**Problem to solve:** Give the material once more, word for word, without any images.

**Source excerpt:**
^^^^^^^^

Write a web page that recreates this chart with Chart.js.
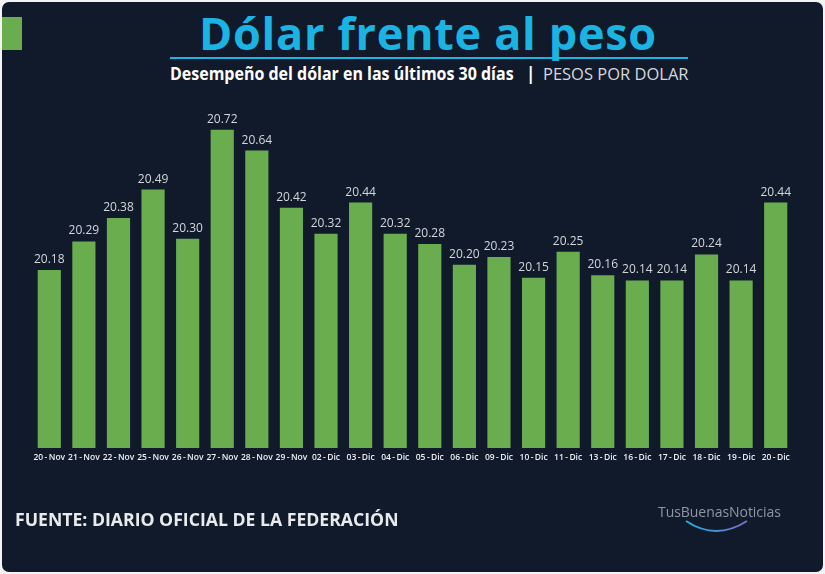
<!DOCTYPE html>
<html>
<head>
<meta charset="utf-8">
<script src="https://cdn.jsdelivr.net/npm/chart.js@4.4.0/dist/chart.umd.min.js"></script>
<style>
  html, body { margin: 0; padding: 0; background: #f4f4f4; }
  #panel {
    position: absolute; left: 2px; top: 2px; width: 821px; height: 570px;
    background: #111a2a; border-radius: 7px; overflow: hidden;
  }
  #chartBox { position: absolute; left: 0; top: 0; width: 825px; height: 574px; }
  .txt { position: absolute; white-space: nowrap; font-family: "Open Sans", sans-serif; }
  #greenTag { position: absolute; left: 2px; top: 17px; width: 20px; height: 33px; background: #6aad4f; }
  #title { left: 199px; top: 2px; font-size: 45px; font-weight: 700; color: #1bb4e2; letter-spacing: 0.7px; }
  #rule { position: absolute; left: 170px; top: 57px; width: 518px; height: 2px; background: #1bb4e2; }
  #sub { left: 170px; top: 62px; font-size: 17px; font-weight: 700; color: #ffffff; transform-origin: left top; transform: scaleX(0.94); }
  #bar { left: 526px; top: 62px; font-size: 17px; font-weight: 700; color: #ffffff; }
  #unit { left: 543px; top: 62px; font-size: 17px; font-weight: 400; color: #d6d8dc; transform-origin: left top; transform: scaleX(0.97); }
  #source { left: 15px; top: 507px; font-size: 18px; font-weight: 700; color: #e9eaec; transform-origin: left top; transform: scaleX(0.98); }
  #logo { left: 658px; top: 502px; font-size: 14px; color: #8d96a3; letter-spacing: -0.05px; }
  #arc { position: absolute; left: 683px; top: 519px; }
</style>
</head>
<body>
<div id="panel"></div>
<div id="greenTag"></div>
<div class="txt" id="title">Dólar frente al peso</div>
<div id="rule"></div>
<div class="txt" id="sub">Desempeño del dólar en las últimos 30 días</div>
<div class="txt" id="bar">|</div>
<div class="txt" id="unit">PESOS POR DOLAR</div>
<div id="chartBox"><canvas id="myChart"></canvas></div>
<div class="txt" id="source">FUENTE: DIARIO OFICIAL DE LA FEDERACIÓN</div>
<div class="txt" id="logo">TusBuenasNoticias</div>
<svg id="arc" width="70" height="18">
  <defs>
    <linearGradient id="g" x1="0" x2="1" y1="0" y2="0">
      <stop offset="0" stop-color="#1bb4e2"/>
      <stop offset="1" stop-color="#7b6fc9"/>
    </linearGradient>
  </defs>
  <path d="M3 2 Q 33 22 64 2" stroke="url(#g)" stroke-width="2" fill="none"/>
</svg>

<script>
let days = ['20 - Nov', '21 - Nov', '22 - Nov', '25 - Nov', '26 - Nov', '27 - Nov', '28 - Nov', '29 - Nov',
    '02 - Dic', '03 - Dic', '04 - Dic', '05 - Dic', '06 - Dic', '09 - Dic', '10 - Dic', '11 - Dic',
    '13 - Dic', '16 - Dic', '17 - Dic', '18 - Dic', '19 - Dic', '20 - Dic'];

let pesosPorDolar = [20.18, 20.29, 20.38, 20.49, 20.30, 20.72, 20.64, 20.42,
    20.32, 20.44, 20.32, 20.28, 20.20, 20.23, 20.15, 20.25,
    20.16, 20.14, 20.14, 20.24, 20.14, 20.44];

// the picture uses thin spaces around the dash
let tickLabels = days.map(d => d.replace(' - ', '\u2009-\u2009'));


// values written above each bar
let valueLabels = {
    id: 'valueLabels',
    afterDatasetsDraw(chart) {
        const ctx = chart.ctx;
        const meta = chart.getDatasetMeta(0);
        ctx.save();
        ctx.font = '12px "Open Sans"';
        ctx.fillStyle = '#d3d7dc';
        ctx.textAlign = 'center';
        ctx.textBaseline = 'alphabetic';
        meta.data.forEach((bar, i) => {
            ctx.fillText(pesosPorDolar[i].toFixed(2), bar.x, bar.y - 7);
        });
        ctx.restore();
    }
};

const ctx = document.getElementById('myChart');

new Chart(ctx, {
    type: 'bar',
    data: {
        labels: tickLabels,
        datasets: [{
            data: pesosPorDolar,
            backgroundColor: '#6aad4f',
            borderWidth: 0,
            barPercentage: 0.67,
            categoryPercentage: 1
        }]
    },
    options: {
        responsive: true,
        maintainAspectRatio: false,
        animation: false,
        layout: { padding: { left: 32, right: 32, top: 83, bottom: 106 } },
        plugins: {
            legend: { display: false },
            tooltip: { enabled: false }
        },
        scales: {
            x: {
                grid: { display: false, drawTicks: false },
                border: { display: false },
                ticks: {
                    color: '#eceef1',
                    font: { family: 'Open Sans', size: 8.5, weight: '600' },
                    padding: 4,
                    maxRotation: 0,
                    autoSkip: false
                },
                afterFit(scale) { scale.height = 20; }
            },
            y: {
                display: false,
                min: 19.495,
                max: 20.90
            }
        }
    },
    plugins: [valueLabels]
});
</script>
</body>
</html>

^^^^^^^^

**Output:**
Write a web page that recreates this chart with Chart.js.
<!DOCTYPE html>
<html>
<head>
<meta charset="utf-8">
<script src="https://cdn.jsdelivr.net/npm/chart.js@4.4.0/dist/chart.umd.min.js"></script>
<style>
  html, body { margin: 0; padding: 0; background: #f4f4f4; }
  #panel {
    position: absolute; left: 2px; top: 2px; width: 821px; height: 570px;
    background: #111a2a; border-radius: 7px; overflow: hidden;
  }
  #chartBox { position: absolute; left: 0; top: 0; width: 825px; height: 574px; }
  .txt { position: absolute; white-space: nowrap; font-family: "Open Sans", sans-serif; }
  #greenTag { position: absolute; left: 2px; top: 17px; width: 20px; height: 33px; background: #6aad4f; }
  #title { left: 199px; top: 2px; font-size: 45px; font-weight: 700; color: #1bb4e2; letter-spacing: 0.7px; }
  #rule { position: absolute; left: 170px; top: 57px; width: 518px; height: 2px; background: #1bb4e2; }
  #sub { left: 170px; top: 62px; font-size: 17px; font-weight: 700; color: #ffffff; transform-origin: left top; transform: scaleX(0.94); }
  #bar { left: 526px; top: 62px; font-size: 17px; font-weight: 700; color: #ffffff; }
  #unit { left: 543px; top: 62px; font-size: 17px; font-weight: 400; color: #d6d8dc; transform-origin: left top; transform: scaleX(0.97); }
  #source { left: 15px; top: 507px; font-size: 18px; font-weight: 700; color: #e9eaec; transform-origin: left top; transform: scaleX(0.98); }
  #logo { left: 658px; top: 502px; font-size: 14px; color: #8d96a3; letter-spacing: -0.05px; }
  #arc { position: absolute; left: 683px; top: 519px; }
</style>
</head>
<body>
<div id="panel"></div>
<div id="greenTag"></div>
<div class="txt" id="title">Dólar frente al peso</div>
<div id="rule"></div>
<div class="txt" id="sub">Desempeño del dólar en las últimos 30 días</div>
<div class="txt" id="bar">|</div>
<div class="txt" id="unit">PESOS POR DOLAR</div>
<div id="chartBox"><canvas id="myChart"></canvas></div>
<div class="txt" id="source">FUENTE: DIARIO OFICIAL DE LA FEDERACIÓN</div>
<div class="txt" id="logo">TusBuenasNoticias</div>
<svg id="arc" width="70" height="18">
  <defs>
    <linearGradient id="g" x1="0" x2="1" y1="0" y2="0">
      <stop offset="0" stop-color="#1bb4e2"/>
      <stop offset="1" stop-color="#7b6fc9"/>
    </linearGradient>
  </defs>
  <path d="M3 2 Q 33 22 64 2" stroke="url(#g)" stroke-width="2" fill="none"/>
</svg>

<script>
let days = ['20 - Nov', '21 - Nov', '22 - Nov', '25 - Nov', '26 - Nov', '27 - Nov', '28 - Nov', '29 - Nov',
    '02 - Dic', '03 - Dic', '04 - Dic', '05 - Dic', '06 - Dic', '09 - Dic', '10 - Dic', '11 - Dic',
    '13 - Dic', '16 - Dic', '17 - Dic', '18 - Dic', '19 - Dic', '20 - Dic'];

let pesosPorDolar = [20.18, 20.29, 20.38, 20.49, 20.30, 20.72, 20.64, 20.42,
    20.32, 20.44, 20.32, 20.28, 20.20, 20.23, 20.15, 20.25,
    20.16, 20.14, 20.14, 20.24, 20.14, 20.44];

// the picture uses thin spaces around the dash
let tickLabels = days.map(d => d.replace(' - ', '\u2009-\u2009'));


// values written above each bar
let valueLabels = {
    id: 'valueLabels',
    afterDatasetsDraw(chart) {
        const ctx = chart.ctx;
        const meta = chart.getDatasetMeta(0);
        ctx.save();
        ctx.font = '12px "Open Sans"';
        ctx.fillStyle = '#d3d7dc';
        ctx.textAlign = 'center';
        ctx.textBaseline = 'alphabetic';
        meta.data.forEach((bar, i) => {
            ctx.fillText(pesosPorDolar[i].toFixed(2), bar.x, bar.y - 7);
        });
        ctx.restore();
    }
};

const ctx = document.getElementById('myChart');

new Chart(ctx, {
    type: 'bar',
    data: {
        labels: tickLabels,
        datasets: [{
            data: pesosPorDolar,
            backgroundColor: '#6aad4f',
            borderWidth: 0,
            barPercentage: 0.67,
            categoryPercentage: 1
        }]
    },
    options: {
        responsive: true,
        maintainAspectRatio: false,
        animation: false,
        layout: { padding: { left: 32, right: 32, top: 83, bottom: 106 } },
        plugins: {
            legend: { display: false },
            tooltip: { enabled: false }
        },
        scales: {
            x: {
                grid: { display: false, drawTicks: false },
                border: { display: false },
                ticks: {
                    color: '#eceef1',
                    font: { family: 'Open Sans', size: 8.5, weight: '600' },
                    padding: 4,
                    maxRotation: 0,
                    autoSkip: false
                },
                afterFit(scale) { scale.height = 20; }
            },
            y: {
                display: false,
                min: 19.495,
                max: 20.90
            }
        }
    },
    plugins: [valueLabels]
});
</script>
</body>
</html>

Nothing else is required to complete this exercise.